Source records
++++++++++++++++++++

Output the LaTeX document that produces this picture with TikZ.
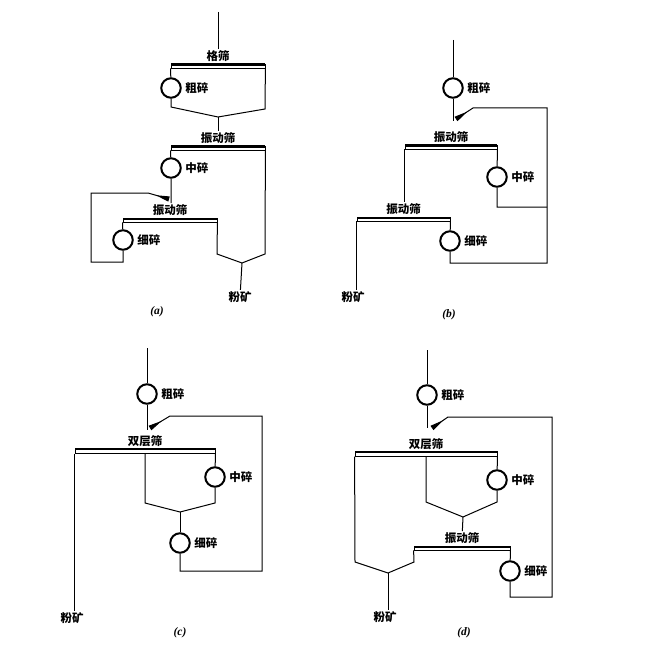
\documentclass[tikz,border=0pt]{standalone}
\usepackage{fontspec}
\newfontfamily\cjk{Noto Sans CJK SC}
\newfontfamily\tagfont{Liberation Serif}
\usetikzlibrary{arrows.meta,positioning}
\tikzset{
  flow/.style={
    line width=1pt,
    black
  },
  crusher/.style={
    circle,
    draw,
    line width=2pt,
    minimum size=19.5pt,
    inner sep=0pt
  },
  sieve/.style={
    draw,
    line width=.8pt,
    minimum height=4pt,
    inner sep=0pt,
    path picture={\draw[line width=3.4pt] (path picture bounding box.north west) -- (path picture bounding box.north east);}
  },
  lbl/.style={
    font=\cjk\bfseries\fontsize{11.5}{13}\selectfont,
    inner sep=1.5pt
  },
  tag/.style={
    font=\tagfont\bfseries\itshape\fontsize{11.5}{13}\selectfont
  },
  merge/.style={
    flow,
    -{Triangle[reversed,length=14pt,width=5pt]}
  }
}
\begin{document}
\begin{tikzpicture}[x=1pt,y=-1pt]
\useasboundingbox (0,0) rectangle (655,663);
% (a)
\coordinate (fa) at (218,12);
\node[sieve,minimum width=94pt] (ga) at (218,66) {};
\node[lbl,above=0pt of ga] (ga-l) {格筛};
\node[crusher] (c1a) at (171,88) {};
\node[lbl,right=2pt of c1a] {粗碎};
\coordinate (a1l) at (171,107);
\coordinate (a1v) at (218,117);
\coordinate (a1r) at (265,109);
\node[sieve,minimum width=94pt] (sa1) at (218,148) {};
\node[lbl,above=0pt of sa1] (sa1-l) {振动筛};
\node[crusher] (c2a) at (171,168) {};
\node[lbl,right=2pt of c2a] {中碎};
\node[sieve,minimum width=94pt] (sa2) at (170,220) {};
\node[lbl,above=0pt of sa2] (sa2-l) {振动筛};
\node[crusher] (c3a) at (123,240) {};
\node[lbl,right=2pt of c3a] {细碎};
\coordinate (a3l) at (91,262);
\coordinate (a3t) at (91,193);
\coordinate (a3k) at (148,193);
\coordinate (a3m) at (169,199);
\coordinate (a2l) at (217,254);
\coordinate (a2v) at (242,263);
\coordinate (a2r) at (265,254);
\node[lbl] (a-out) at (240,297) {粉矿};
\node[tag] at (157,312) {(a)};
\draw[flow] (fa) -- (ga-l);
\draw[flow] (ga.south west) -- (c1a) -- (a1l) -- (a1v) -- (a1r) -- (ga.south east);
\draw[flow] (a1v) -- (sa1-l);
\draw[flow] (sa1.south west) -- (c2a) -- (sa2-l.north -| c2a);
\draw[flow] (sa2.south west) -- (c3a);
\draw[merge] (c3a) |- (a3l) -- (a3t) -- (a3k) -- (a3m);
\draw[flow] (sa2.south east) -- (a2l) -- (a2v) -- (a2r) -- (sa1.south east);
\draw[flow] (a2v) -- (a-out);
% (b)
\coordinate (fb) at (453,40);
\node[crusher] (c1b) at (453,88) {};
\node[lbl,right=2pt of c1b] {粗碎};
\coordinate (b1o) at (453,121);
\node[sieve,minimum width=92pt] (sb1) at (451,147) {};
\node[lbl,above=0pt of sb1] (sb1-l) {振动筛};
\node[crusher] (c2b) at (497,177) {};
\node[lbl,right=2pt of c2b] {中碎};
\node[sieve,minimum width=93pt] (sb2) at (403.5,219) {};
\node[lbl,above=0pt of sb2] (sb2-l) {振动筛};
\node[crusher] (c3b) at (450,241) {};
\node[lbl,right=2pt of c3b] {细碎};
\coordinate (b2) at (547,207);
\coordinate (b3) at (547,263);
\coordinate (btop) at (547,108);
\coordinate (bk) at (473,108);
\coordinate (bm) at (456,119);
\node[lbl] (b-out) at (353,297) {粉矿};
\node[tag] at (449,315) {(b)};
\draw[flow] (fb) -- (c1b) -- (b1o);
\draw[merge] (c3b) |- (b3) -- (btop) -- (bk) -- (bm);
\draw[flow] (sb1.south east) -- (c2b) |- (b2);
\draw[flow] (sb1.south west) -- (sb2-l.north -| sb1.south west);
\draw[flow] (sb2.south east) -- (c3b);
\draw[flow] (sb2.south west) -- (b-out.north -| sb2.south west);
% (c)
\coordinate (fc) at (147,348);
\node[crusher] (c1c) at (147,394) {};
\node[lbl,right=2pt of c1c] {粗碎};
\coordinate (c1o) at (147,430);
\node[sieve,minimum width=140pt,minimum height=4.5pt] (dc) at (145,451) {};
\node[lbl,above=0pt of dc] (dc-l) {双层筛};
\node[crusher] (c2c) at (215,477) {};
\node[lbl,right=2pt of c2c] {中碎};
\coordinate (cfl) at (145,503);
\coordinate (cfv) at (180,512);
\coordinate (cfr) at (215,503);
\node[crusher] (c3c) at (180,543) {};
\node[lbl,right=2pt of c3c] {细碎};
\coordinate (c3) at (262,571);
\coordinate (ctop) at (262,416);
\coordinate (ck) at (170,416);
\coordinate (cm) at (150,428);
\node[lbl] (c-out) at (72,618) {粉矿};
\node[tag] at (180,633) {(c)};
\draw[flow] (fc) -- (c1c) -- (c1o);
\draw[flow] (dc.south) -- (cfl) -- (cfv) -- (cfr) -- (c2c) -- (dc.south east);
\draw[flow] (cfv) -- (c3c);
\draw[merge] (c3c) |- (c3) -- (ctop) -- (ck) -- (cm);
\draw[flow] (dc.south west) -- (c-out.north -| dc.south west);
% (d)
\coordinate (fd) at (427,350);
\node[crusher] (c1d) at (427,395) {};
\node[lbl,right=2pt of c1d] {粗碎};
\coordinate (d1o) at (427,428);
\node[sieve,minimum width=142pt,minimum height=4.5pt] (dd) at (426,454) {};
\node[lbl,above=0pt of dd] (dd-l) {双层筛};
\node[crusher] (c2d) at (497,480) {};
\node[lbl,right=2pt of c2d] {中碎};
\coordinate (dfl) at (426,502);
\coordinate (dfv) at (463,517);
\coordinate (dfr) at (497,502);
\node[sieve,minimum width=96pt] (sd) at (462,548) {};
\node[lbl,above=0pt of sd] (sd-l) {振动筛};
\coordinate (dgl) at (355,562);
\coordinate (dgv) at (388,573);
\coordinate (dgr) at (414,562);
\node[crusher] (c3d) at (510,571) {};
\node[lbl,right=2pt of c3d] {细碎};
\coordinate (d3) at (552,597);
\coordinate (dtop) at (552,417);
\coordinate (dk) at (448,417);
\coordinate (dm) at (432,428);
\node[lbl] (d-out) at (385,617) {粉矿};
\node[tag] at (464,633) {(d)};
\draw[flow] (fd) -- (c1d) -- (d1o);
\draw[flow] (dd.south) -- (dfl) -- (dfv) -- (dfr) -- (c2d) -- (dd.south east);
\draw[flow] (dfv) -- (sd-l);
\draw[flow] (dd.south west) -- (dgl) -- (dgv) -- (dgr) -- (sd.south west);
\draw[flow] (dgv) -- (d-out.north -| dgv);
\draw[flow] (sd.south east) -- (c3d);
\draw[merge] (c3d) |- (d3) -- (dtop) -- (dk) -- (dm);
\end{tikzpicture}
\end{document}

++++++++++++++++++++

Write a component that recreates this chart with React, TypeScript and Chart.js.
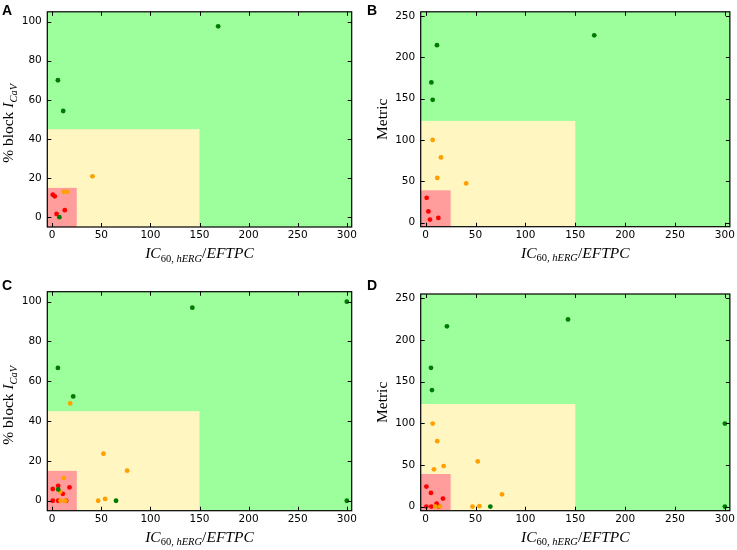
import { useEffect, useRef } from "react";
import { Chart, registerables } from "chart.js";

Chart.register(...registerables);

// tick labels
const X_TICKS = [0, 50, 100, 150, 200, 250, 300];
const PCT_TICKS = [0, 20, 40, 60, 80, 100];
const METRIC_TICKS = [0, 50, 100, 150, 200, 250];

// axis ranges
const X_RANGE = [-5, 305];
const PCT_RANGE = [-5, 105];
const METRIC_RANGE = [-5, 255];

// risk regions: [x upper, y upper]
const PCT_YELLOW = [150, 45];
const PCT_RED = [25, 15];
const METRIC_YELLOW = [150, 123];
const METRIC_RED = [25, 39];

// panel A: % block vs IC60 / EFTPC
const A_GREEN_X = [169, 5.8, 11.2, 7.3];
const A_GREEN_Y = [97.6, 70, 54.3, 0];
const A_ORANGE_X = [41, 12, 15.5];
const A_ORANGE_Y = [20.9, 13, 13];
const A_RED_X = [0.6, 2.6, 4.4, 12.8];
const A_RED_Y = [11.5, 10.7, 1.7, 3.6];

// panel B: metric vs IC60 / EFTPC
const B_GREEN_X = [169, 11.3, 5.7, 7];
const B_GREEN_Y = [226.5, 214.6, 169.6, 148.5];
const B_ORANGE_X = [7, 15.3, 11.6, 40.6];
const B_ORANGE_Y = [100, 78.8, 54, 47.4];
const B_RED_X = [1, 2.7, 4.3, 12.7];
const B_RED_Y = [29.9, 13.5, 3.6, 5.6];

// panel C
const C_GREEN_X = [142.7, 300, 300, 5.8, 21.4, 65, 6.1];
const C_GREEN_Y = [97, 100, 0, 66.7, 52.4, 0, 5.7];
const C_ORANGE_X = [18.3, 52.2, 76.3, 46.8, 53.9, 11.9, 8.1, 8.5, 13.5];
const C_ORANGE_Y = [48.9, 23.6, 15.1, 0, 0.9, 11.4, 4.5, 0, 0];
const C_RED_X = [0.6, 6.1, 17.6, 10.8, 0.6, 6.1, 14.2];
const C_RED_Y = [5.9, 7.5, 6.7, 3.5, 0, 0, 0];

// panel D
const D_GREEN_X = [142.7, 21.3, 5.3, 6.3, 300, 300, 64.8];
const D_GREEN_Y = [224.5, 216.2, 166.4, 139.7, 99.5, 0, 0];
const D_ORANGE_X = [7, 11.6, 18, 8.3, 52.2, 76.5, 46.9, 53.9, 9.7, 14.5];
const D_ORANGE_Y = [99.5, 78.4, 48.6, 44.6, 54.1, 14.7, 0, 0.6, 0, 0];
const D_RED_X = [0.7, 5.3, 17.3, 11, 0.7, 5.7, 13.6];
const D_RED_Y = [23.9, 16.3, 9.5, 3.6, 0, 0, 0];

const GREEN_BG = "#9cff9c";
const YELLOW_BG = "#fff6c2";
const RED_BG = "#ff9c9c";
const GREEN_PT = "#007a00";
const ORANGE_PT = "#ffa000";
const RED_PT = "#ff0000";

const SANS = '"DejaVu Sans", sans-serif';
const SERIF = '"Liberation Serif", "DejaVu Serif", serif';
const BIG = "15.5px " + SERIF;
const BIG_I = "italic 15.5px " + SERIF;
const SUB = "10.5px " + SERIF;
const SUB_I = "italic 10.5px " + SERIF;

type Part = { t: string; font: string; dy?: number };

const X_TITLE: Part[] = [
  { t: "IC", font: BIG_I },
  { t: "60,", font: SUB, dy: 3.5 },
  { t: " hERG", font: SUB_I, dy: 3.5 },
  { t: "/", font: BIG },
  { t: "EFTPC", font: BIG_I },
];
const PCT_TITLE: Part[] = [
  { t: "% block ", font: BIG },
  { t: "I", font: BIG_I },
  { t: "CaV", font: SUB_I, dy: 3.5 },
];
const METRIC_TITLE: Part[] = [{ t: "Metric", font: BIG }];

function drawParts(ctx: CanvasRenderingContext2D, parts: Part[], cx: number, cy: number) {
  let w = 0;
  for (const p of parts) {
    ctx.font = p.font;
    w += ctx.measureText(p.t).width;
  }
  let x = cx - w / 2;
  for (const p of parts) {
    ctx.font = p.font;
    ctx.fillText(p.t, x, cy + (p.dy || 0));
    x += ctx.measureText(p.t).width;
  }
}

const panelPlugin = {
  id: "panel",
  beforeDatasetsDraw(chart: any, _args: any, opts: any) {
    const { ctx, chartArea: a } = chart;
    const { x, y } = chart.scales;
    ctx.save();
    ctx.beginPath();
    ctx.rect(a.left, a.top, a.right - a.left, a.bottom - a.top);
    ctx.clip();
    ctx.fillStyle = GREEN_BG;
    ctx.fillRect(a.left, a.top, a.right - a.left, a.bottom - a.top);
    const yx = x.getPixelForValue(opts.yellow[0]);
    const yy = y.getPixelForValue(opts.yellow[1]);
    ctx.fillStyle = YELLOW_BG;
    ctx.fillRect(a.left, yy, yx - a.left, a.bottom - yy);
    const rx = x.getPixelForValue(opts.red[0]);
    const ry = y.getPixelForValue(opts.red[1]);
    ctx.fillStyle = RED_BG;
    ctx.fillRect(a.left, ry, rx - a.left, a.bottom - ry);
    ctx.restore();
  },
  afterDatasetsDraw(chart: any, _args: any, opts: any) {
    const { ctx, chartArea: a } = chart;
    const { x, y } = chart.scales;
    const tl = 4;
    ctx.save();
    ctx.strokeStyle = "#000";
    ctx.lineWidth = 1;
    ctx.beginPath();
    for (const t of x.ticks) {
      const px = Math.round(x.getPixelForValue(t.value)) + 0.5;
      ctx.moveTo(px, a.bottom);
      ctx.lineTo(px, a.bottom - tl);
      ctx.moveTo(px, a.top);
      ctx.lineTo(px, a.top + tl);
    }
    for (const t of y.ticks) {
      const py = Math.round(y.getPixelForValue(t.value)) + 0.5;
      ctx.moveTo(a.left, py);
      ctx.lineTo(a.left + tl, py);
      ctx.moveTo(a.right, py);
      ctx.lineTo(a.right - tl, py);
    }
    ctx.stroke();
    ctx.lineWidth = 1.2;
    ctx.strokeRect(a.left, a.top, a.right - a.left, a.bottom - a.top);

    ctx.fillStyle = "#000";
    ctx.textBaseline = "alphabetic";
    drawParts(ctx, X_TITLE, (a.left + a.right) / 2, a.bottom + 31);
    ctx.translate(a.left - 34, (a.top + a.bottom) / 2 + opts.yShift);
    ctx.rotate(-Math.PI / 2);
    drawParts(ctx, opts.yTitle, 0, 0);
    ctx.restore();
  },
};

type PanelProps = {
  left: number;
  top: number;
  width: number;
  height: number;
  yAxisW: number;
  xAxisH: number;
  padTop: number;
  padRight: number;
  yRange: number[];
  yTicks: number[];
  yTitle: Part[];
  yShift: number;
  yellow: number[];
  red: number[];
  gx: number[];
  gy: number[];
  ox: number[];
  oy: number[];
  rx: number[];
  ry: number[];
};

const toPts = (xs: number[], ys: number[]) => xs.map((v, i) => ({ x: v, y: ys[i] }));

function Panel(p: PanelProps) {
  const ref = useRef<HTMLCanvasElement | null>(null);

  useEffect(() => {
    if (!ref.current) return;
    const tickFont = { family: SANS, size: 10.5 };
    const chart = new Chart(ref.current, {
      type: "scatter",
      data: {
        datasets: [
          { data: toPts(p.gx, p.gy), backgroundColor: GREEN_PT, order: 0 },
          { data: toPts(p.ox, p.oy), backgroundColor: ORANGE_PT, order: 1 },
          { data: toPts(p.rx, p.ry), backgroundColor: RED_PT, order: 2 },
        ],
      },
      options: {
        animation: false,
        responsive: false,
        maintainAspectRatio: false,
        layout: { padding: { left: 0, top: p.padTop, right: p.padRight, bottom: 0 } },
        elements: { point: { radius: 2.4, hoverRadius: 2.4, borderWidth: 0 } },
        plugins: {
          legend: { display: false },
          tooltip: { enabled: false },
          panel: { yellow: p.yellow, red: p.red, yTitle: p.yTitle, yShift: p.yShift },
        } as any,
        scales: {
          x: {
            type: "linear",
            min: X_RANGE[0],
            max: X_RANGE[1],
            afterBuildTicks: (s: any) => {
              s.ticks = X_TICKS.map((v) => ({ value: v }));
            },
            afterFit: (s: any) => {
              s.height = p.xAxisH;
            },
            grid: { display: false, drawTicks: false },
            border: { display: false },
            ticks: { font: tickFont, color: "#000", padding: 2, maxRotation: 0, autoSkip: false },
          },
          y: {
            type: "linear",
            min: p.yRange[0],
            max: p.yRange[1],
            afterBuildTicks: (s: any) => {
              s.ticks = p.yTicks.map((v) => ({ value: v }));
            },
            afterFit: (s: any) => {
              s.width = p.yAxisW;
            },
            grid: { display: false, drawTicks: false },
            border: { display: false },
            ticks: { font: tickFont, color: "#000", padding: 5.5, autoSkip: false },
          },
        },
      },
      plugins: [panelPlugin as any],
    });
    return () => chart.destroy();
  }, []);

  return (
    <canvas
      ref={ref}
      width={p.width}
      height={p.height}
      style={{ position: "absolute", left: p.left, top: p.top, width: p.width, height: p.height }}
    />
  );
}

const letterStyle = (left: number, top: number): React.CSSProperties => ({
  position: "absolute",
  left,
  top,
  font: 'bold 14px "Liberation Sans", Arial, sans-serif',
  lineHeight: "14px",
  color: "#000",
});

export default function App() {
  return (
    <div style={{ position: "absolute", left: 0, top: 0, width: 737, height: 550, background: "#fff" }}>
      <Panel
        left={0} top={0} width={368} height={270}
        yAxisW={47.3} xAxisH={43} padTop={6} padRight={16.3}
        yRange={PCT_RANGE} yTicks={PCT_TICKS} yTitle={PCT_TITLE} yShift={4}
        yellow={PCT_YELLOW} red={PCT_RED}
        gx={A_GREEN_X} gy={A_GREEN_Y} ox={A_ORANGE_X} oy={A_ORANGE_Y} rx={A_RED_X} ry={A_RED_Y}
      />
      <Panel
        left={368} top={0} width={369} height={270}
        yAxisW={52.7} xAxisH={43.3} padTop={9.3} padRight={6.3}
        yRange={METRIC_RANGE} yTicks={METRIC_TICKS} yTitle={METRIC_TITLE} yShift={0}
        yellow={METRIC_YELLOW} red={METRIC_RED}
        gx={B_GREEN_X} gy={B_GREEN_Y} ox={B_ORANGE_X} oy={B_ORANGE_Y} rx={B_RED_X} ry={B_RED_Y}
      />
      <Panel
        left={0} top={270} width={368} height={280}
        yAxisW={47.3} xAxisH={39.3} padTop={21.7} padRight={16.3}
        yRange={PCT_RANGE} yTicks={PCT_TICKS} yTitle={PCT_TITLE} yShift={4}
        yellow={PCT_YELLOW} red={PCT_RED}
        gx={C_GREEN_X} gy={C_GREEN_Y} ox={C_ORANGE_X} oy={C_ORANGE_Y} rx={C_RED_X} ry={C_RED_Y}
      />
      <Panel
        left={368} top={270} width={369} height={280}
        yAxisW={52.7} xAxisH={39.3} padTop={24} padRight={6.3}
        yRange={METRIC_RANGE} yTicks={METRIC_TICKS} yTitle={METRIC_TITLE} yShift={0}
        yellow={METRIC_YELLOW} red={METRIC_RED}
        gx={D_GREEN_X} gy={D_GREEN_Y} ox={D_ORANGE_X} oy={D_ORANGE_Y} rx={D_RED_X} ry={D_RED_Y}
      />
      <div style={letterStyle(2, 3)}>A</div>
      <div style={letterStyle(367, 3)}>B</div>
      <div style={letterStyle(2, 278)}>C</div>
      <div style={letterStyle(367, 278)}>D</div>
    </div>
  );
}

++++++++++++++++++++

▶ EXERCISE OBJECTIVE: Leave the pictures out and copy exactly the lines from the one with "Write a component" through the one with "const B_RED_Y = [29.9, 13.5, 3.6, 5.6];", nothing more.

▶ EXERCISE SOLUTION:
Write a component that recreates this chart with React, TypeScript and Chart.js.
import { useEffect, useRef } from "react";
import { Chart, registerables } from "chart.js";

Chart.register(...registerables);

// tick labels
const X_TICKS = [0, 50, 100, 150, 200, 250, 300];
const PCT_TICKS = [0, 20, 40, 60, 80, 100];
const METRIC_TICKS = [0, 50, 100, 150, 200, 250];

// axis ranges
const X_RANGE = [-5, 305];
const PCT_RANGE = [-5, 105];
const METRIC_RANGE = [-5, 255];

// risk regions: [x upper, y upper]
const PCT_YELLOW = [150, 45];
const PCT_RED = [25, 15];
const METRIC_YELLOW = [150, 123];
const METRIC_RED = [25, 39];

// panel A: % block vs IC60 / EFTPC
const A_GREEN_X = [169, 5.8, 11.2, 7.3];
const A_GREEN_Y = [97.6, 70, 54.3, 0];
const A_ORANGE_X = [41, 12, 15.5];
const A_ORANGE_Y = [20.9, 13, 13];
const A_RED_X = [0.6, 2.6, 4.4, 12.8];
const A_RED_Y = [11.5, 10.7, 1.7, 3.6];

// panel B: metric vs IC60 / EFTPC
const B_GREEN_X = [169, 11.3, 5.7, 7];
const B_GREEN_Y = [226.5, 214.6, 169.6, 148.5];
const B_ORANGE_X = [7, 15.3, 11.6, 40.6];
const B_ORANGE_Y = [100, 78.8, 54, 47.4];
const B_RED_X = [1, 2.7, 4.3, 12.7];
const B_RED_Y = [29.9, 13.5, 3.6, 5.6];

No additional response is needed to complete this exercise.